Il aura été, tout compte fait, assez bien célébré à Lyon. L'exposition mise en circulation à travers la France par l'Amitié Charles Péguy et le Centre Péguy d'Orléans, accueillie dans les magnifiques locaux de la nouvelle Bibliothèque Municipale, honorée, le jour de son inauguration, de la présence effective du Maire et de plusieurs membres de la Municipalité, aura permis à ses visiteurs, par des images et des textes multipliés et par le montage audiovisuel qui en accompagnait la présentation, de découvrir ou de redécouvrir Péguy. Le samedi 15 décembre (à 15 heures et non à 15 h 30, comme certain journal l'avait annoncé), le grand acteur Alain Cuny aura donné une nouvelle preuve de son talent et de ses dons de tragédiens, en les mettant splendidement au service de la poésie et de la prose de Péguy. Grand exemple pour les étudiants du Conservatoire qui, entraînés sous la direction de Mme Berdin, réussirent eux-aussi – le jour de l'inauguration – par la lecture de quelques textes, à donner à la parole de Péguy sa pleine résonance. Enfin une soirée-débat ou table-ronde réunissait le jeudi 20 décembre au soir quelques-uns des meilleurs connaisseurs actuels de Péguy : Jacques Viard, professeur à l'Université d'Aix; André Devaux, professeur à la Sorbonne; Jean Bastaire, secrétaire général de l'Amitié Charles Péguy, auteur d'un livre irremplaçable, venu bien à son heure: Péguy tel qu'on l'ignore (coll. Idées, Ed. Gallimard). Et c'est bien en effet un Péguy généralement ignoré, enfin arraché aux images amoindrissantes ou déformantes trop répandues, qui fut présenté et commenté dans la perspective de son Actualité.
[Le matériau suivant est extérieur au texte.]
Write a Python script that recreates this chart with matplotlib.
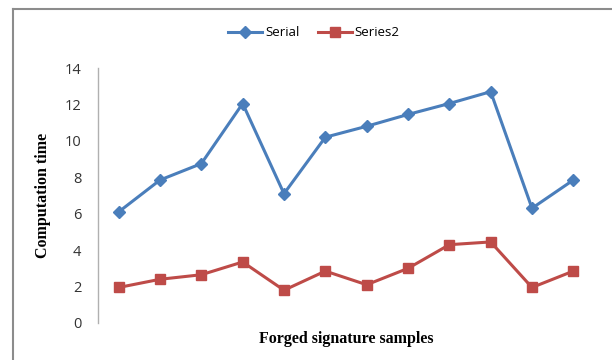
import numpy as np
import matplotlib
matplotlib.use("Agg")
import matplotlib.pyplot as plt
from matplotlib.lines import Line2D

samples = list(range(1, 13))
serial = [6.1, 7.85, 8.75, 12.05, 7.1, 10.2, 10.8, 11.45, 12.05, 12.7, 6.3, 7.85]
series2 = [1.95, 2.4, 2.65, 3.35, 1.8, 2.85, 2.1, 3.0, 4.3, 4.45, 1.95, 2.85]
yticks = [0, 2, 4, 6, 8, 10, 12, 14]

W, H = 612, 360
fig = plt.figure(figsize=(W / 100, H / 100), dpi=100)
ax = fig.add_axes([98 / W, 1 - 323 / H, (594 - 98) / W, (323 - 68) / H])

blue = "#4A7EBB"
red = "#BE4B48"
ax.plot(samples, serial, color=blue, lw=2.2, marker="D", ms=6,
        label="Serial")
ax.plot(samples, series2, color=red, lw=2.2, marker="s", ms=7.5,
        label="Series2")

ax.set_xlim(0.5, 12.5)
ax.set_ylim(0, 14)
ax.set_yticks(yticks)
ax.set_xticks([])
ax.tick_params(axis="y", length=0, pad=12, labelsize=10.5, labelcolor="#333333")
for lab in ax.get_yticklabels():
    lab.set_family("Open Sans")
for s in ["top", "right", "bottom"]:
    ax.spines[s].set_visible(False)
ax.spines["left"].set_color("#b0b0b0")
ax.spines["left"].set_linewidth(1.0)

ax.set_ylabel("Computation time", family="Liberation Serif", fontweight="bold",
              fontsize=11.5, labelpad=10)
ax.set_xlabel("Forged signature samples", family="Liberation Serif",
              fontweight="bold", fontsize=11.5, labelpad=6)

fig.legend(loc="center", bbox_to_anchor=(314 / W, 1 - 33 / H), ncol=2,
           frameon=False, prop={"family": "Open Sans", "size": 9.5},
           handlelength=2.6, columnspacing=1.4, handletextpad=0.2)

# outer chart frame (top and left edges visible)
fig.add_artist(Line2D([13 / W, 13 / W], [0, 1 - 9 / H], transform=fig.transFigure,
                      color="#8c8c8c", lw=1.5))
fig.add_artist(Line2D([13 / W, 1], [1 - 9 / H, 1 - 9 / H], transform=fig.transFigure,
                      color="#8c8c8c", lw=1.5))

fig.savefig("out.png", dpi=100)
Un seul regret concernant ces manifestations, et tout particulièrement la dernière: c'est que le public lyonnais n'y soit pas venu en plus grand nombre. N'y aurait-il que si peu de Lyonnais, dans l'ensemble de la Société et même à l'Université, pour s'intéresser à l'histoire des idées et des lettres ? Ou bien serait-ce qu'une insuffisance, malheureusement trop réelle, dans l'information explique tant d'absences ? Peut-être aussi un certaine désaffection à l'égard de Péguy... Il faudrait pourtant se rendre à l'évidence qui frappe tous ceux qui l'étudient : c'est que Péguy est un des écrivain les plus considérables du début de ce siècle, d'une importance comparable en son genre à celle de Proust, - le modèle des écrivains engagés, bien avant Sartre, - le lucide et courageux dénonciateurs des tares du monde moderne, dont les révoltes et les luttes en faveur de plus de liberté et de plus de justice, ne sont pas sans rapports avec les pathétiques appels de Soljenitsyne.